Between shows I’d post up at a café, slam espressos, listen to theater kids argue about Artaud in French like they could resurrect him through cigarette smoke and sheer pretension. The Palais des Papes loomed over everything, this monument to medieval corruption turned into a stage for avant-garde heresy. The irony was obscene and perfect.
The Off festival added its own insanity: fifteen hundred shows crammed into every doorway, attic, and alleyway. Actors pushed flyers with manic, end-times smiles. Street performers colonized every plaza. Every stone wall was a potential stage. It was overwhelming, occasionally unbearable, but relentlessly, defiantly alive.
Late nights ended at this wine bar near the Place de l’Horloge, packed with actors, directors, clowns (the non creepy type), and true believers. The owner would pull out dusty bottles from his personal stash. Gigondas, Vacqueyras… Wines that tasted like secrets whispered directly into your bloodstream. We’d drink, smoke, argue, confess things we’d regret, contradict ourselves, then stumble back to that floor we’d claimed as home.
The theater itself? Unrelenting. Exhausting. Sometimes transcendent.
Sometimes absolute garbage. Usually both at once.
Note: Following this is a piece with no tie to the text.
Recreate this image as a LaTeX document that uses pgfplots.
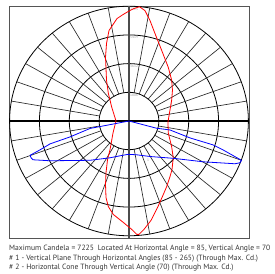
\documentclass[border=0pt]{standalone}
\usepackage{fontspec}
\setmainfont{PT Sans}
\usepackage{pgfplots}
\pgfplotsset{compat=1.18}
\definecolor{boxgray}{HTML}{555555}
\definecolor{txtgray}{HTML}{333333}
\definecolor{lblgray}{HTML}{9A9A9A}
\definecolor{curvered}{HTML}{FF0000}
\definecolor{curveblue}{HTML}{0000FF}
\begin{document}
\begin{tikzpicture}[x=1pt,y=1pt]
\path[use as bounding box] (0,0) rectangle (275,-273);
\begin{axis}[
  at={(9pt,-238pt)}, anchor=south west,
  width=240pt, height=232pt, scale only axis,
  xmin=-7260, xmax=7260, ymin=-7366, ymax=7240,
  ticks=none, clip=false,
  axis line style={boxgray, line width=0.8pt},
]
% rings
\foreach \r in {1806.25,3612.5,5418.75,7225}{
  \edef\tmp{\noexpand\draw[black, line width=0.8pt] (axis cs:0,0) ellipse [x radius=\r, y radius=\r];}\tmp
}
% spokes
\pgfplotsinvokeforeach{10,20,30,40,50,60,70,80,100,110,120,130,140,150,160,170,190,200,210,220,230,240,250,260,280,290,300,310,320,330,340,350}{
  \draw[black!85, line width=0.65pt] (axis cs:{1806.25*cos(#1)},{1806.25*sin(#1)}) -- (axis cs:{7225*cos(#1)},{7225*sin(#1)});
}
% main axes
\draw[black!70, line width=1.1pt] (axis cs:0,-7366) -- (axis cs:0,7240);
\draw[black, line width=1.3pt] (axis cs:-7260,0) -- (axis cs:7260,0);
% ring labels
\node[font=\fontsize{3.6}{4}\selectfont, text=lblgray, anchor=west, inner sep=0pt] at (axis cs:60,1650) {1806};
\node[font=\fontsize{3.6}{4}\selectfont, text=lblgray, anchor=west, inner sep=0pt] at (axis cs:60,3455) {3612};
\node[font=\fontsize{3.6}{4}\selectfont, text=lblgray, anchor=west, inner sep=0pt] at (axis cs:60,5260) {5419};
\node[font=\fontsize{3.6}{4}\selectfont, text=lblgray, anchor=west, inner sep=0pt] at (axis cs:60,7065) {7225};
\node[font=\fontsize{3.6}{4}\selectfont, text=lblgray, inner sep=0pt] at (axis cs:1150,-2450) {1};
\node[font=\fontsize{3.6}{4}\selectfont, text=lblgray, inner sep=0pt] at (axis cs:2550,1070) {2};
% curve 1: vertical plane
\addplot[curvered, line width=0.8pt] coordinates {
(630,7197) (967,6949) (1270,6323) (1572,5509) (1977,4445) (2376,3380)
(2582,2567) (2630,1941) (2582,1315) (2449,501) (2358,-63) (2376,-751)
(2582,-1628) (2678,-2316) (2600,-3067) (2479,-3506) (2279,-4132) (2074,-4632)
(1753,-5384) (1330,-6260) (907,-6823) (605,-7136) (466,-7136) (163,-6823)
(-345,-6385) (-949,-5884) (-1252,-5384) (-1391,-4820) (-1421,-4006) (-1391,-3255)
(-1300,-2441) (-1149,-1815) (-967,-751) (-786,0) (-1046,876) (-1252,1753)
(-1360,2567) (-1421,4006) (-1360,4883) (-1209,5697) (-967,6072) (-726,6448)
(-363,6698) (-60,6886) (242,7055) (630,7197)
};
% curve 2: horizontal cone
\addplot[curveblue, line width=0.8pt] coordinates {
(0,0) (-2358,-470) (-3567,-1002) (-4776,-1440) (-5381,-1815) (-5986,-2160)
(-5925,-2316) (-5804,-2441) (-4776,-2504) (-2358,-2473) (-1149,-2316) (-544,-2191)
(-42,-2097) (466,-2128) (1270,-2235) (2678,-2348) (4474,-2567) (6409,-2692)
(6711,-2629) (6802,-2473) (5683,-1815) (5079,-1502) (3688,-1064) (2479,-563)
(1675,-457) (0,0)
};
\end{axis}
\node[anchor=north west, align=left, inner sep=0pt, text=txtgray,
  font=\fontsize{7.6}{9.2}\selectfont] at (9,-245.2) {%
Maximum Candela = 7225\ \ Located At Horizontal Angle = 85, Vertical Angle = 70\\
\# 1 - Vertical Plane Through Horizontal Angles (85 - 265) (Through Max. Cd.)\\
\# 2 - Horizontal Cone Through Vertical Angle (70) (Through Max. Cd.)};
\end{tikzpicture}
\end{document}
But somewhere between Nadj’s carved bodies, Castellucci’s annihilating images, Abramović’s charged stillness, Fabre’s sweat-slick provocations, and that green pool full of half-baked theories and beautiful people arguing about nothing and everything, somewhere in all that chaos, I understood something my graduate seminars and years touring with Mabou Mines had prepared me for but never quite named:
Performance isn’t about clarity. It’s about bodies insisting, against heat, exhaustion, self-doubt, and the sheer absurdity of it all, that meaning still flickers somewhere between the gesture and the witness. That the attempt still matters, even when it fails.
Especially when it fails.
When July finally ended and everyone scattered back to their regular lives, I was sunburned, broke, possibly damaged, and certain of only this:
Art doesn’t exist to explain the world.
Art exists because bodies refuse to shut the fuck up, even when drowning in images, noise, and the general soul-crushing machinery of modern life.